As Rússias. A que está preparada para o Mundial e a que não está
“O povo russo merecia uma seleção à altura de um Campeonato do Mundo”, diz -nos Nuno Luz, reiterando que eles, os russos, “ficaram dececionadíssimos com a prestação da Rússia [na Taça das Confederações]”.
“A equipa russa, apesar dos apelos de Putin, não conseguiu conquistar os adeptos. Acabou eliminada na primeira fase, por apresentar um futebol modesto e que, definitivamente, não cativou. A sensação que passa é que os russos sabem até onde sua equipa pode ir, e certamente não será muito longe”, remata Sávio Azambuja, em uníssono com o jornalista da SIC.
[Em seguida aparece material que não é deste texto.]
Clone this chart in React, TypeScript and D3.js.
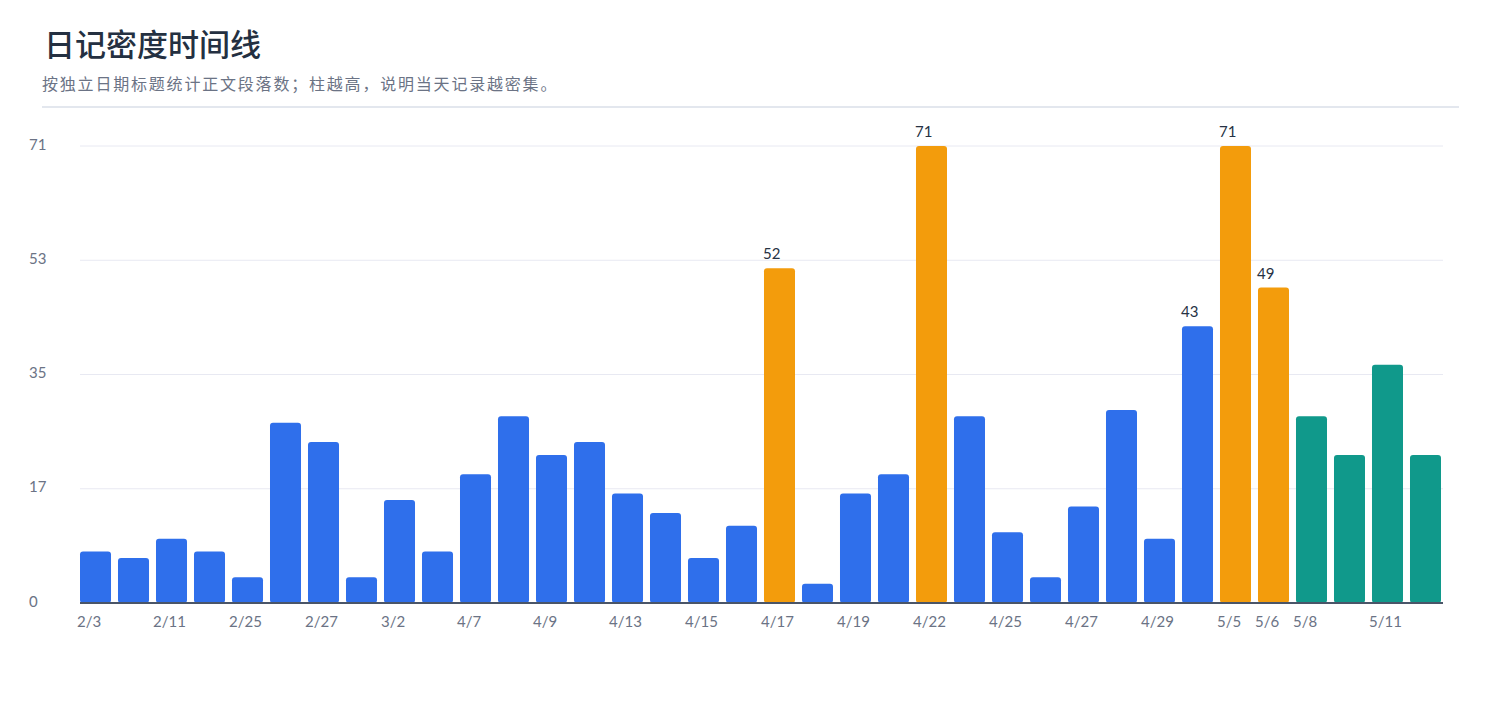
import * as d3 from "d3";

// one bar per dated heading (paragraph count)
const dates = [
  "2/3", "2/8", "2/11", "2/19", "2/25", "2/26", "2/27", "2/28", "3/2", "4/6",
  "4/7", "4/8", "4/9", "4/12", "4/13", "4/14", "4/15", "4/16", "4/17", "4/18",
  "4/19", "4/21", "4/22", "4/23", "4/25", "4/26", "4/27", "4/28", "4/29", "4/30",
  "5/5", "5/6", "5/8", "5/10", "5/11", "5/12",
];
const paragraphs = [
  8, 7, 10, 8, 4, 28, 25, 4, 16, 8,
  20, 29, 23, 25, 17, 14, 7, 12, 52, 3,
  17, 20, 71, 29, 11, 4, 15, 30, 10, 43,
  71, 49, 29, 23, 37, 23,
];
const peakDates = ["4/17", "4/22", "5/5", "5/6"];
const recentDates = ["5/8", "5/10", "5/11", "5/12"];
const labeledDates = ["4/17", "4/22", "4/30", "5/5", "5/6"];
const xTickLabels = [
  "2/3", "2/11", "2/25", "2/27", "3/2", "4/7", "4/9", "4/13", "4/15", "4/17",
  "4/19", "4/22", "4/25", "4/27", "4/29", "5/5", "5/6", "5/8", "5/11",
];
const yTicks = [0, 17.75, 35.5, 53.25, 71];

const width = 1500;
const height = 720;
const marginLeft = 80;
const marginRight = 57;
const marginTop = 146;
const baseline = 603;

const numFont = "Lato, 'Noto Sans CJK SC', sans-serif";
const cjkFont = "'Noto Sans CJK SC', 'Noto Sans', sans-serif";

function barColor(d: string) {
  if (peakDates.includes(d)) return "#F39C0C";
  if (recentDates.includes(d)) return "#10998B";
  return "#2F6FEB";
}

export default function App() {
  const x = d3.scaleBand<string>()
    .domain(dates)
    .range([marginLeft, width - marginRight - 2])
    .paddingInner(0.184)
    .paddingOuter(0);
  const y = d3.scaleLinear([0, 71], [baseline, marginTop]);

  return (
    <svg
      width={width}
      height={height}
      style={{ position: "absolute", left: 0, top: 0, background: "#fff" }}
    >
      <text x={44} y={56} fontFamily={cjkFont} fontSize={31} fontWeight={500} fill="#243041">
        日记密度时间线
      </text>
      <text x={42} y={90} fontFamily={cjkFont} fontSize={16} fill="#6b7385" letterSpacing={1.8}>
        按独立日期标题统计正文段落数；柱越高，说明当天记录越密集。
      </text>
      <line x1={42} x2={1459} y1={107} y2={107} stroke="#e3e7ee" strokeWidth={2} />

      {yTicks.map((t) => (
        <g key={t}>
          <line x1={marginLeft} x2={width - marginRight} y1={y(t)} y2={y(t)} stroke="#e8e9f2" strokeWidth={1} />
          <text x={29} y={y(t) + 3.5} fontFamily={numFont} fontSize={15} fill="#6b7385">
            {Math.floor(t)}
          </text>
        </g>
      ))}

      {dates.map((d, i) => (
        <rect
          key={d}
          x={x(d)}
          y={y(paragraphs[i])}
          width={x.bandwidth()}
          height={baseline - y(paragraphs[i])}
          rx={3}
          fill={barColor(d)}
        />
      ))}

      {dates.map((d, i) =>
        labeledDates.includes(d) ? (
          <text
            key={"v" + d}
            x={(x(d) ?? 0) - 1}
            y={y(paragraphs[i]) - 9}
            fontFamily={numFont}
            fontSize={15}
            fill="#263244"
          >
            {paragraphs[i]}
          </text>
        ) : null
      )}

      <line x1={marginLeft} x2={width - marginRight} y1={baseline} y2={baseline} stroke="#4a5568" strokeWidth={2} />

      {xTickLabels.map((d) => (
        <text key={"t" + d} x={(x(d) ?? 0) - 3} y={627} fontFamily={numFont} fontSize={15} fill="#6b7385">
          {d}
        </text>
      ))}
    </svg>
  );
}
O tom é concordante. O país passou no teste, a seleção não. Tanto porque, como diz Paulo Pereira, se criou um distanciamento entre “os adeptos e a seleção”, ou porque, como nos disse Nuno Matos, em ‘futebolês’, a seleção russa dos dias e hoje é “muito frágil, sem figuras” e ficará, certamente, refém “do grupo onde vai ficar no Mundial”.
No final de contas, todos os testemunhos pesados, decidimos recorrer às palavras do locutor Nuno Matos, que só em Mundiais, já passou, mais recentemente, por países como África do Sul, Alemanha ou Brasil, para resumir tudo: “Esta [competição] correu bem. Nem tudo foi rosas na África do Sul, nem tudo foi rosas na Alemanha, nem tudo foi rosas no Brasil, nem tudo foi rosas na Holanda, na Bélgica, na Áustria. Não acho que tenha ficado aquém das minhas expectativas”.
Declarações a que somamos as palavras de quem acompanha, há mais de 20 anos a seleção portuguesa: “Desde 1996 que fui a todos [as competições da FIFA], até estive em 1998 no Mundial de França, que Portugal não foi [qualificado]”, diz-nos Nuno Luz. “Eu já passei por tudo, e aquilo que eu vi na Rússia é muito mais do que já vi noutros sítios. Os russos foram 10 estrelas com os portugueses”.
Parecem palavras suficientes para se concluir que a Rússia passou no teste, com distinção.